Periodic Reporting for period 1 - BioGeoMetal (Nutrients in anoxic oceans – Trace metals in modern and ancient environments)
Reporting period: 2019-12-01 to 2021-11-30
Trace elements are essential to life and are taken up in phytoplankton cells. Many of these elements are also less soluble in waters with less oxygen, such that high enrichments of these elements in the sedimentary record are used as geochemical tracers for low-oxygen conditions. Ongoing ocean deoxygenation may lower the availability of some bio-essential trace metals and this could ultimately affect marine ecosystems. The aims of this study are three-fold: 1) Improve reconstructions of past low-oxygen conditions using trace-element based geochemical tracers, 2) Evaluate the behaviour of bio-essential trace elements in low-oxygen conditions, and 3) Reconstruct the relative availability of trace element micronutrients over Earth's history.
(These aims represent a slight deviation from the original proposal as a consequence of the outbreak of the SARS-CoV-2 pandemic. The planning and content of the project was affected by the pandemic and associated measures, which started ~3 months into the project. However, the revised aims and approach serve the same overall goal: to better understand trace element cycling in low-oxygen waters. Originally, the objectives (also) included study of intervals of global perturbations to the Earth's environment and the development of new laboratory methods. These targets have been replaced with a more detailed study of local and regional trace-element cycling and the compilation and use of large datasets that can substitute for the more specific analyses.)

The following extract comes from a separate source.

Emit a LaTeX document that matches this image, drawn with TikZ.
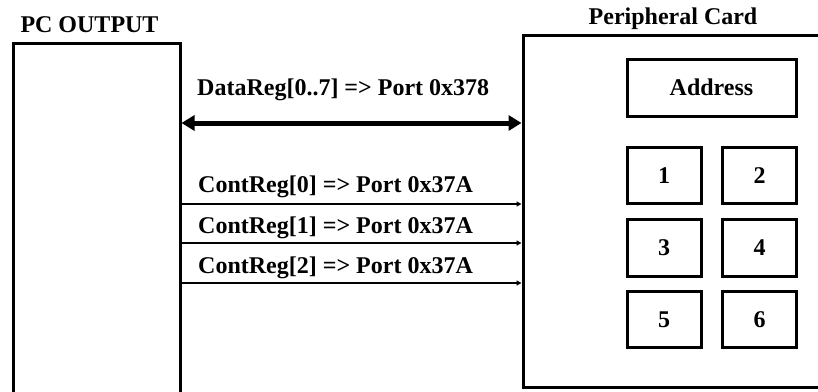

2. Trace-element nutrient cycles were studied in detail in the high-productive Namibian Margin. Pore water, sediment, and seawater samples were analysed from four stations with different depositional redox conditions. These analyses highlight organic-rich continental-margin sediments as a relevant source or sink of trace elements to the ocean that contributes to closing the global isotopic mass balance.
3. A large dataset of trace element concentration data was compiled to assess long-term trends in micronutrient availability. The compiled data show that the relative availability of different bio-essential trace elements varied over time in association with the oxygenation of the ocean. These trends may have contributed to changes in the dominant primary producers in the ocean over the last few 100 Myrs.